GOAL OF THE EXERCISE >> Retype all material exactly. Pictures stay out of the copy.

[Begin AVAILABLE DATA]

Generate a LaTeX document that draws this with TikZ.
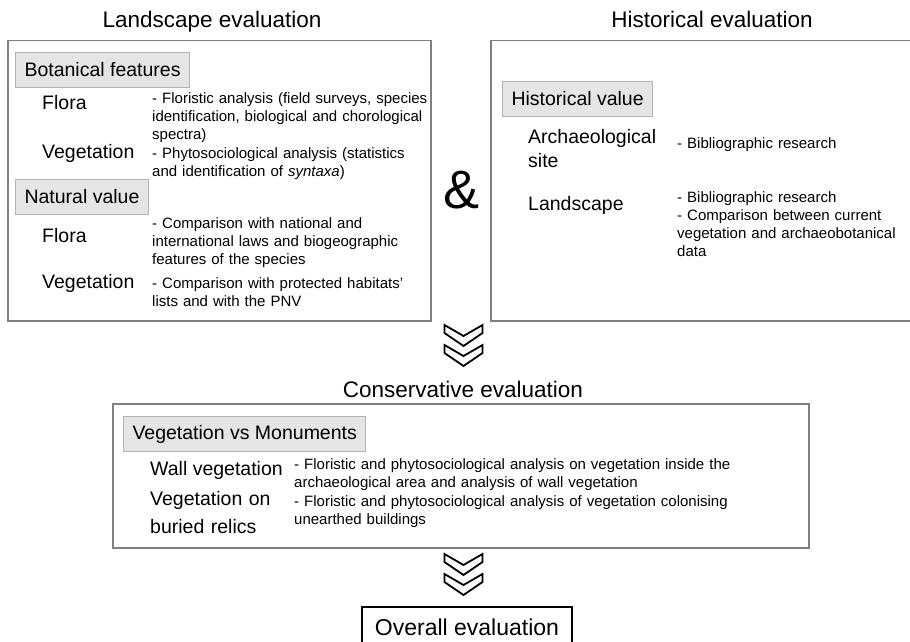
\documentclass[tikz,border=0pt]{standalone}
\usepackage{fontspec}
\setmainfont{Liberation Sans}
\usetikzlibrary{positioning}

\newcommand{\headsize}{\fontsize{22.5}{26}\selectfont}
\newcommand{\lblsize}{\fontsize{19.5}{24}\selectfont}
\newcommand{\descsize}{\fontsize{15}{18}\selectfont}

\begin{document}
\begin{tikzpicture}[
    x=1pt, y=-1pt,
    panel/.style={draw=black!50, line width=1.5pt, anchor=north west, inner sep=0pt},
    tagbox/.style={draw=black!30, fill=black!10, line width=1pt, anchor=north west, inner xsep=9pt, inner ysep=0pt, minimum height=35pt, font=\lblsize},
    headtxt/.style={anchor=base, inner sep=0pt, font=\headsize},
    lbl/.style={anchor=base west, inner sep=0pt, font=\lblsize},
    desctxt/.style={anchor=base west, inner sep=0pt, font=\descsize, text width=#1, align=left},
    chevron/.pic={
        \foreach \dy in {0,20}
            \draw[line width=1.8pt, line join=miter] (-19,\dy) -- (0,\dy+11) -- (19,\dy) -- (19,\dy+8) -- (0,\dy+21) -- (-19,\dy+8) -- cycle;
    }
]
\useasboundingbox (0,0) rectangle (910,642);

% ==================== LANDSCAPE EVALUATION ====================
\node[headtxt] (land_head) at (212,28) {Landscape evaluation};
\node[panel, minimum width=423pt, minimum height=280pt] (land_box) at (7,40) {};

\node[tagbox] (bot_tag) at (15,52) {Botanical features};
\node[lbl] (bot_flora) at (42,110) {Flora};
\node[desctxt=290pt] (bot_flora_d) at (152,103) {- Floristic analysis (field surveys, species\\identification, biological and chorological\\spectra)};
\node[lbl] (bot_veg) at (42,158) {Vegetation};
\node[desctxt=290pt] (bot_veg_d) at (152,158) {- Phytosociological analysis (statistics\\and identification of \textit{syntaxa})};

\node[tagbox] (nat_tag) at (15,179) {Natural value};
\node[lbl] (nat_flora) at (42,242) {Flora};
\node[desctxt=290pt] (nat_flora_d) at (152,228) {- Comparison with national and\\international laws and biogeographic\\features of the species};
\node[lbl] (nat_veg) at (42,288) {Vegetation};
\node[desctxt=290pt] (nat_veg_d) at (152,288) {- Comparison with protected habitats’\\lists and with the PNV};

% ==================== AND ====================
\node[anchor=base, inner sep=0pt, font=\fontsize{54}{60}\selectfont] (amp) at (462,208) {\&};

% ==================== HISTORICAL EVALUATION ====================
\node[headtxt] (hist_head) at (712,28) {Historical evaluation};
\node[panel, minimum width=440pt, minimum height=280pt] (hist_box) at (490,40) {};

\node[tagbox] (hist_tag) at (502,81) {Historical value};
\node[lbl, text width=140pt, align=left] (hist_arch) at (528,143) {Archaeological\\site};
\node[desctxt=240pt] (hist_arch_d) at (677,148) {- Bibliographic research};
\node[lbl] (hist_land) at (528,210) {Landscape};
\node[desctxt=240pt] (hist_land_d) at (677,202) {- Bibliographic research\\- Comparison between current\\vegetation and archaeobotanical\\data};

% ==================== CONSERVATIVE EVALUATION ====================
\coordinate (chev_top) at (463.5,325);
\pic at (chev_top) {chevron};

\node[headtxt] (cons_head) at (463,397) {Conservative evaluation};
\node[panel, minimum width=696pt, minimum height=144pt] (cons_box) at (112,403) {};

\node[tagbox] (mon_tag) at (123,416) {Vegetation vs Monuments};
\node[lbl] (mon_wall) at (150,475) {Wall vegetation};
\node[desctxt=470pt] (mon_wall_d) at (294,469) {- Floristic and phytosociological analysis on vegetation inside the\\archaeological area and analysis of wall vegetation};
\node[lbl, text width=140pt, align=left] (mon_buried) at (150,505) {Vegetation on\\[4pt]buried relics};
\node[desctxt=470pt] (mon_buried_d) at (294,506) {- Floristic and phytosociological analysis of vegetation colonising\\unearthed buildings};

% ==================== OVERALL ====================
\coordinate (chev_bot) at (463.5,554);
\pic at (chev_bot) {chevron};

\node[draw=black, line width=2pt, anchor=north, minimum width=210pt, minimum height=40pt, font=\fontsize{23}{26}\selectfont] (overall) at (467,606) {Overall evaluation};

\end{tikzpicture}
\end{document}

[End AVAILABLE DATA]

ANSWER TO THE PROBLEM >>
Generate a LaTeX document that draws this with TikZ.
\documentclass[tikz,border=0pt]{standalone}
\usepackage{fontspec}
\setmainfont{Liberation Sans}
\usetikzlibrary{positioning}

\newcommand{\headsize}{\fontsize{22.5}{26}\selectfont}
\newcommand{\lblsize}{\fontsize{19.5}{24}\selectfont}
\newcommand{\descsize}{\fontsize{15}{18}\selectfont}

\begin{document}
\begin{tikzpicture}[
    x=1pt, y=-1pt,
    panel/.style={draw=black!50, line width=1.5pt, anchor=north west, inner sep=0pt},
    tagbox/.style={draw=black!30, fill=black!10, line width=1pt, anchor=north west, inner xsep=9pt, inner ysep=0pt, minimum height=35pt, font=\lblsize},
    headtxt/.style={anchor=base, inner sep=0pt, font=\headsize},
    lbl/.style={anchor=base west, inner sep=0pt, font=\lblsize},
    desctxt/.style={anchor=base west, inner sep=0pt, font=\descsize, text width=#1, align=left},
    chevron/.pic={
        \foreach \dy in {0,20}
            \draw[line width=1.8pt, line join=miter] (-19,\dy) -- (0,\dy+11) -- (19,\dy) -- (19,\dy+8) -- (0,\dy+21) -- (-19,\dy+8) -- cycle;
    }
]
\useasboundingbox (0,0) rectangle (910,642);

% ==================== LANDSCAPE EVALUATION ====================
\node[headtxt] (land_head) at (212,28) {Landscape evaluation};
\node[panel, minimum width=423pt, minimum height=280pt] (land_box) at (7,40) {};

\node[tagbox] (bot_tag) at (15,52) {Botanical features};
\node[lbl] (bot_flora) at (42,110) {Flora};
\node[desctxt=290pt] (bot_flora_d) at (152,103) {- Floristic analysis (field surveys, species\\identification, biological and chorological\\spectra)};
\node[lbl] (bot_veg) at (42,158) {Vegetation};
\node[desctxt=290pt] (bot_veg_d) at (152,158) {- Phytosociological analysis (statistics\\and identification of \textit{syntaxa})};

\node[tagbox] (nat_tag) at (15,179) {Natural value};
\node[lbl] (nat_flora) at (42,242) {Flora};
\node[desctxt=290pt] (nat_flora_d) at (152,228) {- Comparison with national and\\international laws and biogeographic\\features of the species};
\node[lbl] (nat_veg) at (42,288) {Vegetation};
\node[desctxt=290pt] (nat_veg_d) at (152,288) {- Comparison with protected habitats’\\lists and with the PNV};

% ==================== AND ====================
\node[anchor=base, inner sep=0pt, font=\fontsize{54}{60}\selectfont] (amp) at (462,208) {\&};

% ==================== HISTORICAL EVALUATION ====================
\node[headtxt] (hist_head) at (712,28) {Historical evaluation};
\node[panel, minimum width=440pt, minimum height=280pt] (hist_box) at (490,40) {};

\node[tagbox] (hist_tag) at (502,81) {Historical value};
\node[lbl, text width=140pt, align=left] (hist_arch) at (528,143) {Archaeological\\site};
\node[desctxt=240pt] (hist_arch_d) at (677,148) {- Bibliographic research};
\node[lbl] (hist_land) at (528,210) {Landscape};
\node[desctxt=240pt] (hist_land_d) at (677,202) {- Bibliographic research\\- Comparison between current\\vegetation and archaeobotanical\\data};

% ==================== CONSERVATIVE EVALUATION ====================
\coordinate (chev_top) at (463.5,325);
\pic at (chev_top) {chevron};

\node[headtxt] (cons_head) at (463,397) {Conservative evaluation};
\node[panel, minimum width=696pt, minimum height=144pt] (cons_box) at (112,403) {};

\node[tagbox] (mon_tag) at (123,416) {Vegetation vs Monuments};
\node[lbl] (mon_wall) at (150,475) {Wall vegetation};
\node[desctxt=470pt] (mon_wall_d) at (294,469) {- Floristic and phytosociological analysis on vegetation inside the\\archaeological area and analysis of wall vegetation};
\node[lbl, text width=140pt, align=left] (mon_buried) at (150,505) {Vegetation on\\[4pt]buried relics};
\node[desctxt=470pt] (mon_buried_d) at (294,506) {- Floristic and phytosociological analysis of vegetation colonising\\unearthed buildings};

% ==================== OVERALL ====================
\coordinate (chev_bot) at (463.5,554);
\pic at (chev_bot) {chevron};

\node[draw=black, line width=2pt, anchor=north, minimum width=210pt, minimum height=40pt, font=\fontsize{23}{26}\selectfont] (overall) at (467,606) {Overall evaluation};

\end{tikzpicture}
\end{document}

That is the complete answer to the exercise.